**PROBLEM**
Take the material below and retype it in full; pictures are left out.
* Start *
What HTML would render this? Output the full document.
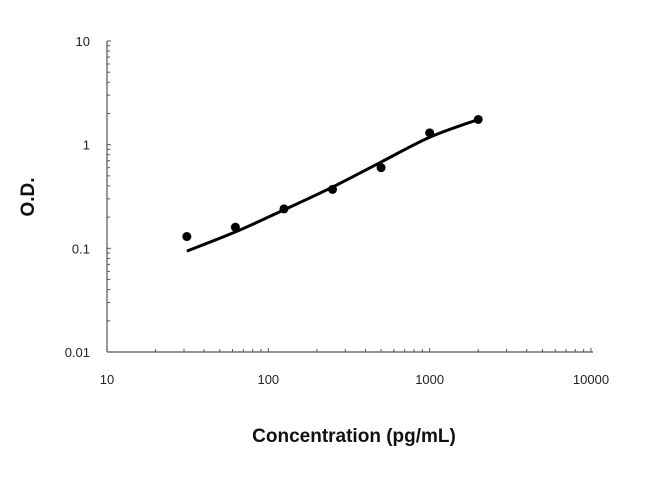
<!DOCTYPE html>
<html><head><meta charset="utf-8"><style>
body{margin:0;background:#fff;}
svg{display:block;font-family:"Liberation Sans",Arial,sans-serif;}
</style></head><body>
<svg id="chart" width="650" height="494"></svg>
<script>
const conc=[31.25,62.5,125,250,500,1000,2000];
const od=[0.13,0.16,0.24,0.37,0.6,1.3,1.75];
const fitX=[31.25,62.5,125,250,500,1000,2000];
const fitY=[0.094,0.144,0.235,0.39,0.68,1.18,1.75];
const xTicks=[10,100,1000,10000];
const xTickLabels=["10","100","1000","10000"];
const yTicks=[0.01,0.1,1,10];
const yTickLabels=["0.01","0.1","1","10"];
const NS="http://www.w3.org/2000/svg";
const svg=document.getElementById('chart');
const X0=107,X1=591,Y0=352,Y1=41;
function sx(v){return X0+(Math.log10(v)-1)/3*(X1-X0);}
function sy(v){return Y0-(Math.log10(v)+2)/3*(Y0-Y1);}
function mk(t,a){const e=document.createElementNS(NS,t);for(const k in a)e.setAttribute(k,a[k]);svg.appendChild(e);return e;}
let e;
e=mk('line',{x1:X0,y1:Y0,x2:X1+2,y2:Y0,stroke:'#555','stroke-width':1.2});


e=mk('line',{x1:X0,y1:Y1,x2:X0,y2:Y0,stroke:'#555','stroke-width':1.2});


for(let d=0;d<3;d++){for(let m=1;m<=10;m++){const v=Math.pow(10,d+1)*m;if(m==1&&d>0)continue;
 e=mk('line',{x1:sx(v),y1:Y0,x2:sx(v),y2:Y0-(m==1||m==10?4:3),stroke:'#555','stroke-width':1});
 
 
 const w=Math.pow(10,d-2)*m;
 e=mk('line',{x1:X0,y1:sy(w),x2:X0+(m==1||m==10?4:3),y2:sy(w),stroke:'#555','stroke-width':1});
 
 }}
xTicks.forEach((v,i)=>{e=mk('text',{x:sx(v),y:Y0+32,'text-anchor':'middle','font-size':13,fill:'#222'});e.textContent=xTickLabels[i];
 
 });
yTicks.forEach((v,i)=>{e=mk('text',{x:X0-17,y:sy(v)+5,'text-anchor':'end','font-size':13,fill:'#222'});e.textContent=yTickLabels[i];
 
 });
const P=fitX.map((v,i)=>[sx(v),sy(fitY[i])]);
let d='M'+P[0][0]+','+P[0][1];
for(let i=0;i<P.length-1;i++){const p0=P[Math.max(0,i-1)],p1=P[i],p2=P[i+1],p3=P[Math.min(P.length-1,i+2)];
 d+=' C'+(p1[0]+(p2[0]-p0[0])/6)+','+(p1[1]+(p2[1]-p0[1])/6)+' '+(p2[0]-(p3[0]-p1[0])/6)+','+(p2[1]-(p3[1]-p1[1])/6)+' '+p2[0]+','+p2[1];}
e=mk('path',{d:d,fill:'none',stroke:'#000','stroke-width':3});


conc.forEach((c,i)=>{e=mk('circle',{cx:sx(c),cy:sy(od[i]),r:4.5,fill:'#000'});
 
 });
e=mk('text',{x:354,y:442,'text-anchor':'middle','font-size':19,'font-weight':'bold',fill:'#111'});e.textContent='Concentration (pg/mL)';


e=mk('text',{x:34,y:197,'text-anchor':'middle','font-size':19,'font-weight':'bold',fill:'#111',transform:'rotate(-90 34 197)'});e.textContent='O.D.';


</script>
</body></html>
* End *
**PROBLEM SOLUTION**
What HTML would render this? Output the full document.
<!DOCTYPE html>
<html><head><meta charset="utf-8"><style>
body{margin:0;background:#fff;}
svg{display:block;font-family:"Liberation Sans",Arial,sans-serif;}
</style></head><body>
<svg id="chart" width="650" height="494"></svg>
<script>
const conc=[31.25,62.5,125,250,500,1000,2000];
const od=[0.13,0.16,0.24,0.37,0.6,1.3,1.75];
const fitX=[31.25,62.5,125,250,500,1000,2000];
const fitY=[0.094,0.144,0.235,0.39,0.68,1.18,1.75];
const xTicks=[10,100,1000,10000];
const xTickLabels=["10","100","1000","10000"];
const yTicks=[0.01,0.1,1,10];
const yTickLabels=["0.01","0.1","1","10"];
const NS="http://www.w3.org/2000/svg";
const svg=document.getElementById('chart');
const X0=107,X1=591,Y0=352,Y1=41;
function sx(v){return X0+(Math.log10(v)-1)/3*(X1-X0);}
function sy(v){return Y0-(Math.log10(v)+2)/3*(Y0-Y1);}
function mk(t,a){const e=document.createElementNS(NS,t);for(const k in a)e.setAttribute(k,a[k]);svg.appendChild(e);return e;}
let e;
e=mk('line',{x1:X0,y1:Y0,x2:X1+2,y2:Y0,stroke:'#555','stroke-width':1.2});


e=mk('line',{x1:X0,y1:Y1,x2:X0,y2:Y0,stroke:'#555','stroke-width':1.2});


for(let d=0;d<3;d++){for(let m=1;m<=10;m++){const v=Math.pow(10,d+1)*m;if(m==1&&d>0)continue;
 e=mk('line',{x1:sx(v),y1:Y0,x2:sx(v),y2:Y0-(m==1||m==10?4:3),stroke:'#555','stroke-width':1});
 
 
 const w=Math.pow(10,d-2)*m;
 e=mk('line',{x1:X0,y1:sy(w),x2:X0+(m==1||m==10?4:3),y2:sy(w),stroke:'#555','stroke-width':1});
 
 }}
xTicks.forEach((v,i)=>{e=mk('text',{x:sx(v),y:Y0+32,'text-anchor':'middle','font-size':13,fill:'#222'});e.textContent=xTickLabels[i];
 
 });
yTicks.forEach((v,i)=>{e=mk('text',{x:X0-17,y:sy(v)+5,'text-anchor':'end','font-size':13,fill:'#222'});e.textContent=yTickLabels[i];
 
 });
const P=fitX.map((v,i)=>[sx(v),sy(fitY[i])]);
let d='M'+P[0][0]+','+P[0][1];
for(let i=0;i<P.length-1;i++){const p0=P[Math.max(0,i-1)],p1=P[i],p2=P[i+1],p3=P[Math.min(P.length-1,i+2)];
 d+=' C'+(p1[0]+(p2[0]-p0[0])/6)+','+(p1[1]+(p2[1]-p0[1])/6)+' '+(p2[0]-(p3[0]-p1[0])/6)+','+(p2[1]-(p3[1]-p1[1])/6)+' '+p2[0]+','+p2[1];}
e=mk('path',{d:d,fill:'none',stroke:'#000','stroke-width':3});


conc.forEach((c,i)=>{e=mk('circle',{cx:sx(c),cy:sy(od[i]),r:4.5,fill:'#000'});
 
 });
e=mk('text',{x:354,y:442,'text-anchor':'middle','font-size':19,'font-weight':'bold',fill:'#111'});e.textContent='Concentration (pg/mL)';


e=mk('text',{x:34,y:197,'text-anchor':'middle','font-size':19,'font-weight':'bold',fill:'#111',transform:'rotate(-90 34 197)'});e.textContent='O.D.';


</script>
</body></html>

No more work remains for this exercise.